**Goal:**
Print the records below word for word, but leave out the pictures.

◇ ◇ ◇ ◇ ◇ ◇ ◇

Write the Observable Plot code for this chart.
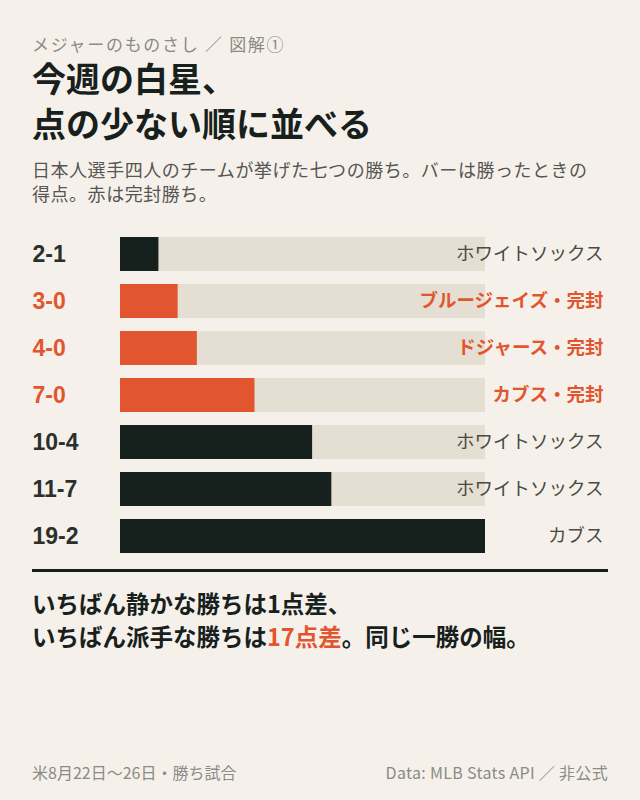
<!DOCTYPE html>
<html><head><meta charset="utf-8">
<script src="https://cdn.jsdelivr.net/npm/d3@7"></script>
<script src="https://cdn.jsdelivr.net/npm/@observablehq/plot@0.6"></script>
<style>
html,body{margin:0;padding:0;background:#f5f1ea;}
#page{position:relative;width:640px;height:800px;background:#f5f1ea;font-family:"Noto Sans CJK JP","Noto Sans",sans-serif;overflow:hidden;}
.abs{position:absolute;left:32px;white-space:nowrap;}
#eyebrow{top:34px;font-size:17px;line-height:20px;color:#8a8a86;letter-spacing:0.1em;}
#title{top:55px;font-size:34px;line-height:45px;font-weight:700;color:#17201c;}
#sub{top:157px;font-size:18px;line-height:24px;color:#555;letter-spacing:0.03em;}
#chart{position:absolute;left:0;top:235px;}
#rule{position:absolute;left:32px;width:576px;top:569px;height:3px;background:#17201c;}
#note{top:587px;font-size:23.5px;line-height:33px;font-weight:700;color:#17201c;}
#note .hl{color:#e2562f;}
#footL{top:761px;font-size:16px;line-height:22px;color:#8a8a86;}
#footR{top:761px;left:auto;right:32px;font-size:16px;line-height:22px;color:#8a8a86;letter-spacing:0.02em;}
</style></head>
<body><div id="page">
<div class="abs" id="eyebrow">メジャーのものさし ／ 図解①</div>
<div class="abs" id="title">今週の白星、<br>点の少ない順に並べる</div>
<div class="abs" id="sub">日本人選手四人のチームが挙げた七つの勝ち。バーは勝ったときの<br>得点。赤は完封勝ち。</div>
<div id="chart"></div>
<div id="rule"></div>
<div class="abs" id="note">いちばん静かな勝ちは1点差、<br>いちばん派手な勝ちは<span class="hl">17点差</span>。同じ一勝の幅。</div>
<div class="abs" id="footL">米8月22日～26日・勝ち試合</div>
<div class="abs" id="footR">Data: MLB Stats API ／ 非公式</div>
</div>
<script>
const scores = ["2-1","3-0","4-0","7-0","10-4","11-7","19-2"];
const runsFor = [2,3,4,7,10,11,19];
const runsAgainst = [1,0,0,0,4,7,2];
const opponents = ["ホワイトソックス","ブルージェイズ","ドジャース","カブス","ホワイトソックス","ホワイトソックス","カブス"];

const RED = "#e2562f", DARK = "#16201c", TRACK = "#e4ded3";
const maxRuns = d3.max(runsFor);
const data = scores.map((s,i)=>({
  score:s, runs:runsFor[i], allowed:runsAgainst[i],
  shutout: runsAgainst[i]===0,
  label: runsAgainst[i]===0 ? opponents[i]+"・完封" : opponents[i]
}));

const chart = Plot.plot({
  width:640, height:320,
  marginLeft:120, marginRight:155, marginTop:0, marginBottom:0,
  x:{domain:[0,maxRuns], axis:null},
  y:{domain:scores, axis:null, paddingInner:0.284, paddingOuter:0},
  color:{type:"identity"},
  style:{background:"transparent", overflow:"visible"},
  marks:[
    Plot.barX(data,{y:"score", x1:0, x2:maxRuns, fill:TRACK}),
    Plot.barX(data,{y:"score", x1:0, x2:"runs", fill:d=>d.shutout?RED:DARK}),
    Plot.text(data,{y:"score", text:"score", frameAnchor:"left", dx:-88, textAnchor:"start",
      fill:d=>d.shutout?RED:"#2b302d", fontWeight:"bold", fontSize:23, fontFamily:"Liberation Sans, Arial, sans-serif"}),
    Plot.text(data.filter(d=>!d.shutout),{y:"score", text:"label", frameAnchor:"right", dx:118, textAnchor:"end",
      fill:"#4a4a46", fontSize:18.5, fontFamily:"Noto Sans CJK JP, sans-serif"}),
    Plot.text(data.filter(d=>d.shutout),{y:"score", text:"label", frameAnchor:"right", dx:118, textAnchor:"end",
      fill:RED, fontWeight:"bold", fontSize:18.5, fontFamily:"Noto Sans CJK JP, sans-serif"})
  ]
});
document.getElementById("chart").appendChild(chart);
</script>
</body></html>
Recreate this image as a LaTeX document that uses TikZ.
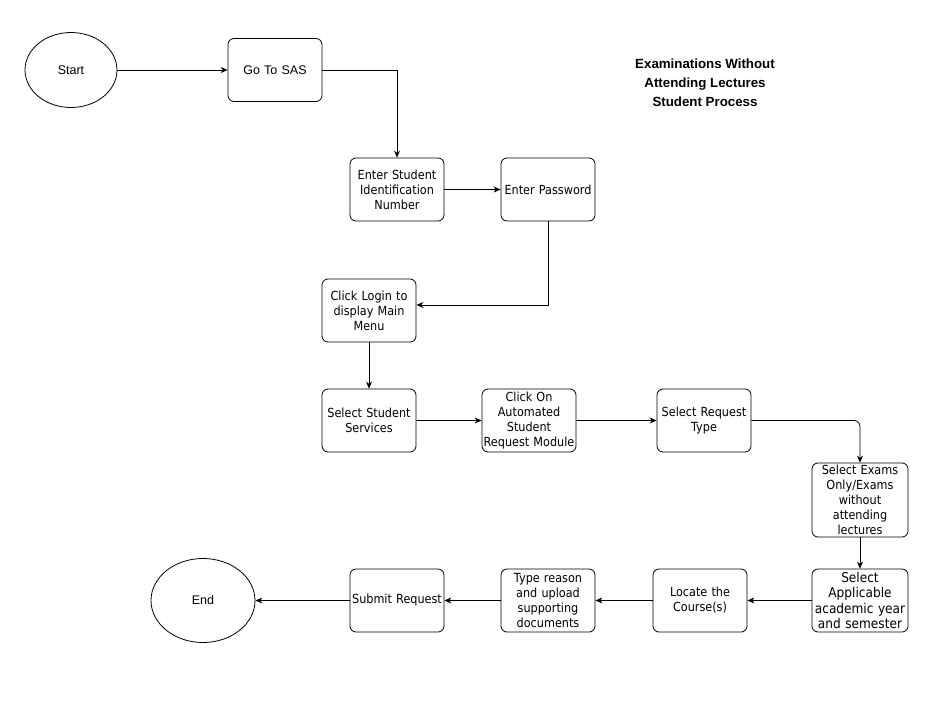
\documentclass[tikz,border=0pt]{standalone}
\usepackage{fontspec}
\setmainfont{Liberation Sans}
\newfontfamily\boxfont[FakeStretch=0.9]{DejaVu Sans}
\usetikzlibrary{arrows.meta,shapes.geometric}
\begin{document}
\begin{tikzpicture}[x=1pt,y=-1pt,
  box/.style={draw, line width=0.8pt, rounded corners=6pt, minimum width=94pt, minimum height=63pt, align=center, inner sep=0pt, font=\boxfont\fontsize{12.5}{15}\selectfont, text width=94pt},
  term/.style={draw, line width=0.8pt, ellipse, inner sep=0pt, font=\fontsize{12.5}{14}\selectfont},
  conn/.style={draw, line width=0.8pt, -{Stealth[length=7pt,width=6pt]}}]
\useasboundingbox (0,0) rectangle (936,706);
\node[term, minimum width=92pt, minimum height=75pt] (start) at (71,70) {Start};
\node[box, font=\fontsize{12.5}{14}\selectfont] (sas) at (275,70) {Go To SAS};
\node[box] (sid) at (397,189.5) {Enter Student\\Identification\\Number};
\node[box] (pwd) at (548,189.5) {Enter Password};
\node[box] (login) at (369,310.5) {Click Login to\\display Main\\Menu};
\node[box] (sss) at (369,420.5) {Select Student\\Services};
\node[box] (asrm) at (529,420.5) {Click On\\Automated\\Student\\Request Module};
\node[box] (srt) at (704,420.5) {Select Request\\Type};
\node[box, minimum width=96pt, minimum height=74pt, text width=96pt] (exo) at (860,500) {Select Exams\\Only/Exams\\without\\attending\\lectures};
\node[box, minimum width=96pt, text width=96pt, font=\boxfont\fontsize{13.5}{15.5}\selectfont] (aca) at (860,600.5) {Select\\Applicable\\academic year\\and semester};
\node[box] (loc) at (700,600.5) {Locate the\\Course(s)};
\node[box] (typ) at (548,600.5) {Type reason\\and upload\\supporting\\documents};
\node[box] (sub) at (397,600.5) {Submit Request};
\node[term, minimum width=104pt, minimum height=84pt] (end) at (203,600.5) {End};
\node[align=center, font=\bfseries\fontsize{13.3}{19}\selectfont] (title) at (705,83) {Examinations Without\\Attending Lectures\\Student Process};
\draw[conn] (start.east) -- (sas.west);
\draw[conn] (sas.east) -| (sid.north);
\draw[conn] (sid.east) -- (pwd.west);
\draw[conn] (pwd.south) |- ([yshift=5.5pt]login.east);
\draw[conn] (login.south) -- (sss.north);
\draw[conn] (sss.east) -- (asrm.west);
\draw[conn] (asrm.east) -- (srt.west);
\draw[conn, rounded corners=6pt] (srt.east) -| (exo.north);
\draw[conn] (exo.south) -- (aca.north);
\draw[conn] (aca.west) -- (loc.east);
\draw[conn] (loc.west) -- (typ.east);
\draw[conn] (typ.west) -- (sub.east);
\draw[conn] (sub.west) -- (end.east);
\end{tikzpicture}
\end{document}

◇ ◇ ◇ ◇ ◇ ◇ ◇

**Solution:**
Write the Observable Plot code for this chart.
<!DOCTYPE html>
<html><head><meta charset="utf-8">
<script src="https://cdn.jsdelivr.net/npm/d3@7"></script>
<script src="https://cdn.jsdelivr.net/npm/@observablehq/plot@0.6"></script>
<style>
html,body{margin:0;padding:0;background:#f5f1ea;}
#page{position:relative;width:640px;height:800px;background:#f5f1ea;font-family:"Noto Sans CJK JP","Noto Sans",sans-serif;overflow:hidden;}
.abs{position:absolute;left:32px;white-space:nowrap;}
#eyebrow{top:34px;font-size:17px;line-height:20px;color:#8a8a86;letter-spacing:0.1em;}
#title{top:55px;font-size:34px;line-height:45px;font-weight:700;color:#17201c;}
#sub{top:157px;font-size:18px;line-height:24px;color:#555;letter-spacing:0.03em;}
#chart{position:absolute;left:0;top:235px;}
#rule{position:absolute;left:32px;width:576px;top:569px;height:3px;background:#17201c;}
#note{top:587px;font-size:23.5px;line-height:33px;font-weight:700;color:#17201c;}
#note .hl{color:#e2562f;}
#footL{top:761px;font-size:16px;line-height:22px;color:#8a8a86;}
#footR{top:761px;left:auto;right:32px;font-size:16px;line-height:22px;color:#8a8a86;letter-spacing:0.02em;}
</style></head>
<body><div id="page">
<div class="abs" id="eyebrow">メジャーのものさし ／ 図解①</div>
<div class="abs" id="title">今週の白星、<br>点の少ない順に並べる</div>
<div class="abs" id="sub">日本人選手四人のチームが挙げた七つの勝ち。バーは勝ったときの<br>得点。赤は完封勝ち。</div>
<div id="chart"></div>
<div id="rule"></div>
<div class="abs" id="note">いちばん静かな勝ちは1点差、<br>いちばん派手な勝ちは<span class="hl">17点差</span>。同じ一勝の幅。</div>
<div class="abs" id="footL">米8月22日～26日・勝ち試合</div>
<div class="abs" id="footR">Data: MLB Stats API ／ 非公式</div>
</div>
<script>
const scores = ["2-1","3-0","4-0","7-0","10-4","11-7","19-2"];
const runsFor = [2,3,4,7,10,11,19];
const runsAgainst = [1,0,0,0,4,7,2];
const opponents = ["ホワイトソックス","ブルージェイズ","ドジャース","カブス","ホワイトソックス","ホワイトソックス","カブス"];

const RED = "#e2562f", DARK = "#16201c", TRACK = "#e4ded3";
const maxRuns = d3.max(runsFor);
const data = scores.map((s,i)=>({
  score:s, runs:runsFor[i], allowed:runsAgainst[i],
  shutout: runsAgainst[i]===0,
  label: runsAgainst[i]===0 ? opponents[i]+"・完封" : opponents[i]
}));

const chart = Plot.plot({
  width:640, height:320,
  marginLeft:120, marginRight:155, marginTop:0, marginBottom:0,
  x:{domain:[0,maxRuns], axis:null},
  y:{domain:scores, axis:null, paddingInner:0.284, paddingOuter:0},
  color:{type:"identity"},
  style:{background:"transparent", overflow:"visible"},
  marks:[
    Plot.barX(data,{y:"score", x1:0, x2:maxRuns, fill:TRACK}),
    Plot.barX(data,{y:"score", x1:0, x2:"runs", fill:d=>d.shutout?RED:DARK}),
    Plot.text(data,{y:"score", text:"score", frameAnchor:"left", dx:-88, textAnchor:"start",
      fill:d=>d.shutout?RED:"#2b302d", fontWeight:"bold", fontSize:23, fontFamily:"Liberation Sans, Arial, sans-serif"}),
    Plot.text(data.filter(d=>!d.shutout),{y:"score", text:"label", frameAnchor:"right", dx:118, textAnchor:"end",
      fill:"#4a4a46", fontSize:18.5, fontFamily:"Noto Sans CJK JP, sans-serif"}),
    Plot.text(data.filter(d=>d.shutout),{y:"score", text:"label", frameAnchor:"right", dx:118, textAnchor:"end",
      fill:RED, fontWeight:"bold", fontSize:18.5, fontFamily:"Noto Sans CJK JP, sans-serif"})
  ]
});
document.getElementById("chart").appendChild(chart);
</script>
</body></html>
Recreate this image as a LaTeX document that uses TikZ.
\documentclass[tikz,border=0pt]{standalone}
\usepackage{fontspec}
\setmainfont{Liberation Sans}
\newfontfamily\boxfont[FakeStretch=0.9]{DejaVu Sans}
\usetikzlibrary{arrows.meta,shapes.geometric}
\begin{document}
\begin{tikzpicture}[x=1pt,y=-1pt,
  box/.style={draw, line width=0.8pt, rounded corners=6pt, minimum width=94pt, minimum height=63pt, align=center, inner sep=0pt, font=\boxfont\fontsize{12.5}{15}\selectfont, text width=94pt},
  term/.style={draw, line width=0.8pt, ellipse, inner sep=0pt, font=\fontsize{12.5}{14}\selectfont},
  conn/.style={draw, line width=0.8pt, -{Stealth[length=7pt,width=6pt]}}]
\useasboundingbox (0,0) rectangle (936,706);
\node[term, minimum width=92pt, minimum height=75pt] (start) at (71,70) {Start};
\node[box, font=\fontsize{12.5}{14}\selectfont] (sas) at (275,70) {Go To SAS};
\node[box] (sid) at (397,189.5) {Enter Student\\Identification\\Number};
\node[box] (pwd) at (548,189.5) {Enter Password};
\node[box] (login) at (369,310.5) {Click Login to\\display Main\\Menu};
\node[box] (sss) at (369,420.5) {Select Student\\Services};
\node[box] (asrm) at (529,420.5) {Click On\\Automated\\Student\\Request Module};
\node[box] (srt) at (704,420.5) {Select Request\\Type};
\node[box, minimum width=96pt, minimum height=74pt, text width=96pt] (exo) at (860,500) {Select Exams\\Only/Exams\\without\\attending\\lectures};
\node[box, minimum width=96pt, text width=96pt, font=\boxfont\fontsize{13.5}{15.5}\selectfont] (aca) at (860,600.5) {Select\\Applicable\\academic year\\and semester};
\node[box] (loc) at (700,600.5) {Locate the\\Course(s)};
\node[box] (typ) at (548,600.5) {Type reason\\and upload\\supporting\\documents};
\node[box] (sub) at (397,600.5) {Submit Request};
\node[term, minimum width=104pt, minimum height=84pt] (end) at (203,600.5) {End};
\node[align=center, font=\bfseries\fontsize{13.3}{19}\selectfont] (title) at (705,83) {Examinations Without\\Attending Lectures\\Student Process};
\draw[conn] (start.east) -- (sas.west);
\draw[conn] (sas.east) -| (sid.north);
\draw[conn] (sid.east) -- (pwd.west);
\draw[conn] (pwd.south) |- ([yshift=5.5pt]login.east);
\draw[conn] (login.south) -- (sss.north);
\draw[conn] (sss.east) -- (asrm.west);
\draw[conn] (asrm.east) -- (srt.west);
\draw[conn, rounded corners=6pt] (srt.east) -| (exo.north);
\draw[conn] (exo.south) -- (aca.north);
\draw[conn] (aca.west) -- (loc.east);
\draw[conn] (loc.west) -- (typ.east);
\draw[conn] (typ.west) -- (sub.east);
\draw[conn] (sub.west) -- (end.east);
\end{tikzpicture}
\end{document}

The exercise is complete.